Sunday Oden 3: Nature and Character of God

Not Sunday, but alas...

Oden divides the attributes of God into three categories. Chapter 2 is about God's intrinsic attributes and His relational attributes. Chapter 3 is about His personal attributes, those similar to human character. Parentheses are Oden, brackets are me talking...

Intrinsic Attributes (incommunicable, primary, essential attributes)
  • God is before time. [understandably, we can't quite be sure what this means]
  • God is self-sufficient (aseity). [I think I disagree with where Oden will take this, namely, when he claims that God's self-sufficiency does not imply He could have been as happy without the creation. I personally think God was just fine without it. Maybe I misunderstand Oden]
  • God is one.
  • God is not composed of parts (simplicity). [I never understood this one--I suspect it is a pre-modern left-over that has more to do with the way God looks to us within the creation rather than the mysterious ineffable of God beyond the creation]
  • God is infinite.
  • God is immeasurable.
  • God is eternal.
  • God has no impulse to suicide. :-)
  • God is incomparibly alive.
Relational Attributes
  • omnipresent
  • omniscient (Oden claims that the Arminian position on foreknowledge is the consensual one, and thus that Augustine and Calvin are the exception rather than the rule)
  • omnipotence (God can do anything consistent with who He is; He allows for secondary causes and thus does not directly cause everything that happens; He is transcendent)
Personal Attributes (chapter 3)
  • Scripture represents God with personal characteristics [although we always have to be careful about anthropomorphism] God can say "I."
  • God has a name.
  • Impersonal terms inadequate
  • God is Spirit.
  • God has a free will. [classically, His freedom is connected to His nature, meaning that in a very real sense, God is not free to tell someone to murder their child... oops. I am slightly unorthodox here in that I see God's freedom as more extensive than what we think of as His nature]
  • "God deals with human beings not coersively but persuasively" (61).
  • Among God's chief moral characteristics are holiness and love, where Oden defines holiness as perfect goodness [I personally don't think that this is the primary meaning of holiness in the Old Testament.

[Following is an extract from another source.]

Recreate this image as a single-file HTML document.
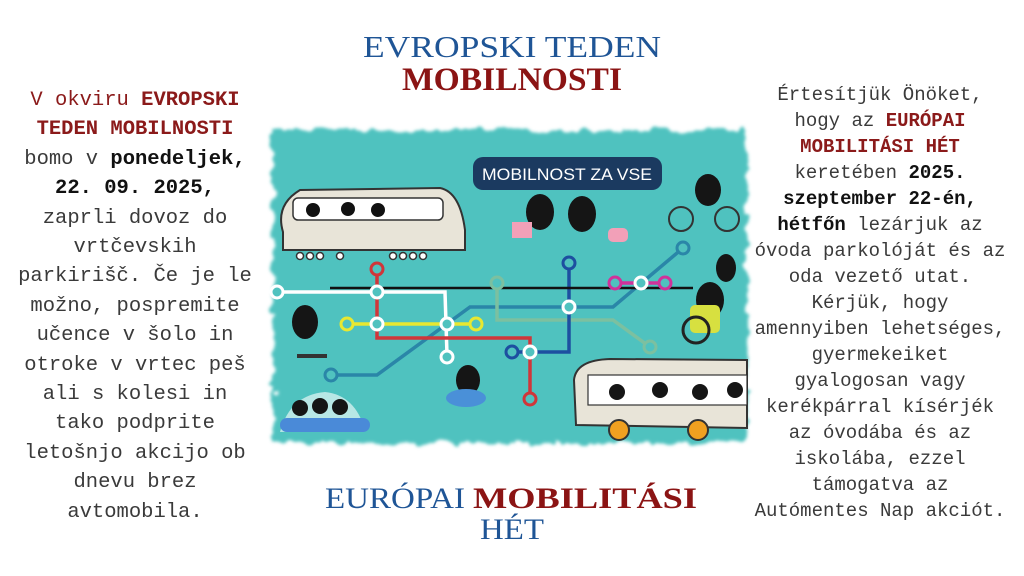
<!DOCTYPE html>
<html><head><meta charset="utf-8"><style>
html,body{margin:0;padding:0;background:#fff;}
body{width:1024px;height:576px;position:relative;overflow:hidden;}
.col{position:absolute;font-family:"Liberation Mono",monospace;text-align:center;color:#3a3a3a;white-space:nowrap;}
.col b{color:#111;}
.col .r{color:#8b1a1a;font-weight:bold;}
#L{left:0;width:270px;top:86px;font-size:20.5px;line-height:29.4px;}
#R{left:742px;width:276px;top:82px;font-size:19px;line-height:26px;}
svg{position:absolute;left:0;top:0;}
</style></head><body>
<svg width="1024" height="576" viewBox="0 0 1024 576">
<defs>
<filter id="f" x="-5%" y="-5%" width="110%" height="110%">
<feTurbulence type="fractalNoise" baseFrequency="0.08" numOctaves="2" result="n"/>
<feDisplacementMap in="SourceGraphic" in2="n" scale="14"/>
<feGaussianBlur stdDeviation="1.5"/>
</filter>
</defs>
<!-- titles -->
<text x="512" y="57" text-anchor="middle" font-family="Liberation Serif,serif" font-size="31" fill="#1f5596" textLength="298" lengthAdjust="spacingAndGlyphs">EVROPSKI TEDEN</text>
<text x="512" y="90" text-anchor="middle" font-family="Liberation Serif,serif" font-size="33" font-weight="bold" fill="#8b1414" textLength="220" lengthAdjust="spacingAndGlyphs">MOBILNOSTI</text>
<text x="325" y="508" font-family="Liberation Serif,serif" font-size="30" fill="#1f5596" textLength="140" lengthAdjust="spacingAndGlyphs">EURÓPAI</text>
<text x="473" y="508" font-family="Liberation Serif,serif" font-size="30" font-weight="bold" fill="#8b1414" textLength="224" lengthAdjust="spacingAndGlyphs">MOBILITÁSI</text>
<text x="512" y="539" text-anchor="middle" font-family="Liberation Serif,serif" font-size="30" fill="#1f5596" textLength="64" lengthAdjust="spacingAndGlyphs">HÉT</text>
<!-- teal panel -->
<rect x="273" y="130" width="474" height="313" fill="#50c2bf" filter="url(#f)"/>
<!-- pill -->
<rect x="473" y="157" width="189" height="33" rx="10" fill="#1b3a60"/>
<text x="567" y="180" text-anchor="middle" font-family="Liberation Sans,sans-serif" font-size="17" fill="#fff" textLength="170" lengthAdjust="spacingAndGlyphs">MOBILNOST ZA VSE</text>
<!-- tram -->
<path d="M283 232 Q275 205 300 190 L440 188 Q460 192 465 230 L465 250 L283 250 Z" fill="#e8e4d8" stroke="#333" stroke-width="2"/>
<rect x="293" y="198" width="150" height="22" rx="5" fill="#fff" stroke="#333" stroke-width="1.5"/>
<circle cx="313" cy="210" r="7" fill="#111"/><circle cx="348" cy="209" r="7" fill="#111"/><circle cx="378" cy="210" r="7" fill="#111"/>
<g fill="#fff" stroke="#333" stroke-width="1.5"><circle cx="300" cy="256" r="3.5"/><circle cx="310" cy="256" r="3.5"/><circle cx="320" cy="256" r="3.5"/><circle cx="340" cy="256" r="3.5"/><circle cx="393" cy="256" r="3.5"/><circle cx="403" cy="256" r="3.5"/><circle cx="413" cy="256" r="3.5"/><circle cx="423" cy="256" r="3.5"/></g>
<!-- lines -->
<g fill="none" stroke-width="3.5">
<polyline points="331,375 377,375 470,307 613,307 683,248" stroke="#2a86a8"/>
<polyline points="497,283 497,320 613,320 650,347" stroke="#7cc0a0"/>
<polyline points="277,292 445,292 447,355" stroke="#fff"/>
<polyline points="377,270 377,338 530,338 530,400" stroke="#d0363a"/>
<line x1="347" y1="324" x2="476" y2="324" stroke="#e8e830"/>
<polyline points="569,263 569,352 512,352" stroke="#1d4fa0"/>
<line x1="615" y1="283" x2="665" y2="283" stroke="#d0329a"/>
</g>
<line x1="330" y1="288" x2="693" y2="288" stroke="#111" stroke-width="2.5"/>
<g stroke-width="3" fill="#50c2bf">
<circle cx="277" cy="292" r="6" stroke="#fff"/><circle cx="447" cy="357" r="6" stroke="#fff"/>
<circle cx="377" cy="269" r="6" stroke="#d0363a"/><circle cx="530" cy="399" r="6" stroke="#d0363a"/>
<circle cx="347" cy="324" r="6" stroke="#e8e830"/><circle cx="476" cy="324" r="6" stroke="#e8e830"/>
<circle cx="331" cy="375" r="6" stroke="#2a86a8"/><circle cx="683" cy="248" r="6" stroke="#2a86a8"/>
<circle cx="569" cy="263" r="6" stroke="#1d4fa0"/><circle cx="512" cy="352" r="6" stroke="#1d4fa0"/>
<circle cx="615" cy="283" r="6" stroke="#d0329a"/><circle cx="665" cy="283" r="6" stroke="#d0329a"/>
<circle cx="497" cy="283" r="6" stroke="#7cc0a0"/><circle cx="650" cy="347" r="6" stroke="#7cc0a0"/>
<circle cx="377" cy="292" r="6" stroke="#fff"/><circle cx="377" cy="324" r="6" stroke="#fff"/><circle cx="447" cy="324" r="6" stroke="#fff"/><circle cx="569" cy="307" r="6" stroke="#fff"/><circle cx="530" cy="352" r="6" stroke="#fff"/><circle cx="641" cy="283" r="6" stroke="#fff"/>
</g>
<!-- characters -->
<g fill="#151515">
<ellipse cx="540" cy="212" rx="14" ry="18"/><ellipse cx="582" cy="214" rx="14" ry="18"/>
<ellipse cx="305" cy="322" rx="13" ry="17"/>
<ellipse cx="468" cy="380" rx="12" ry="15"/>
<ellipse cx="708" cy="190" rx="13" ry="16"/>
<ellipse cx="726" cy="268" rx="10" ry="14"/>
<ellipse cx="710" cy="300" rx="14" ry="18"/>
</g>
<rect x="512" y="222" width="20" height="16" fill="#f2a0b8"/>
<rect x="608" y="228" width="20" height="14" rx="5" fill="#f2a0b8"/>
<rect x="690" y="305" width="30" height="28" rx="5" fill="#d7e040"/>
<circle cx="696" cy="330" r="13" fill="none" stroke="#222" stroke-width="3"/>
<g fill="none" stroke="#333" stroke-width="2"><circle cx="681" cy="219" r="12"/><circle cx="727" cy="219" r="12"/></g>
<rect x="297" y="354" width="30" height="4" fill="#333"/>
<ellipse cx="466" cy="398" rx="20" ry="9" fill="#4a90d8"/>
<path d="M280 432 Q290 395 325 392 Q355 395 365 430 Z" fill="#fff" opacity="0.6"/>
<rect x="280" y="418" width="90" height="14" rx="7" fill="#4a8ad8"/>
<g fill="#151515"><circle cx="300" cy="408" r="8"/><circle cx="320" cy="406" r="8"/><circle cx="340" cy="407" r="8"/></g>
<!-- bus -->
<path d="M576 425 L574 380 Q576 360 610 359 L747 360 L747 428 Z" fill="#e8e4d8" stroke="#333" stroke-width="2"/>
<rect x="588" y="375" width="159" height="30" fill="#fff" stroke="#333" stroke-width="1.2"/>
<g fill="#151515"><circle cx="617" cy="392" r="8"/><circle cx="660" cy="390" r="8"/><circle cx="700" cy="392" r="8"/><circle cx="735" cy="390" r="8"/></g>
<circle cx="619" cy="430" r="10" fill="#f0a020" stroke="#333" stroke-width="2"/>
<circle cx="698" cy="430" r="10" fill="#f0a020" stroke="#333" stroke-width="2"/>
</svg>
<div class="col" id="L"><span class="r">V okviru</span><span class="r"> EVROPSKI</span><br><span class="r">TEDEN MOBILNOSTI</span><br>bomo v <b>ponedeljek,</b><br><b>22. 09. 2025,</b><br>zaprli dovoz do<br>vrtčevskih<br>parkirišč. Če je le<br>možno, pospremite<br>učence v šolo in<br>otroke v vrtec peš<br>ali s kolesi in<br>tako podprite<br>letošnjo akcijo ob<br>dnevu brez<br>avtomobila.</div>
<div class="col" id="R">Értesítjük Önöket,<br>hogy az <span class="r">EURÓPAI</span><br><span class="r">MOBILITÁSI HÉT</span><br>keretében <b>2025.</b><br><b>szeptember 22-én,</b><br><b>hétfőn</b> lezárjuk az<br>óvoda parkolóját és az<br>oda vezető utat.<br>Kérjük, hogy<br>amennyiben lehetséges,<br>gyermekeiket<br>gyalogosan vagy<br>kerékpárral kísérjék<br>az óvodába és az<br>iskolába, ezzel<br>támogatva az<br>Autómentes Nap akciót.</div>
<style>#L .r:first-child{color:#8b1a1a;font-weight:normal}</style>
</body></html>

I think it imposes a much later understanding of goodness on an Ancient Near Eastern world]
  • God is love--1 John defines God most succinctly [technically not a definition but a metonymy where something associated with something else is metaphorically used to describe it. The standard distinction between types of loves is also an overreading, although we can probably see a distinction between eros and agape far more than between agape and filos]

Divine happiness brings together all His attributes.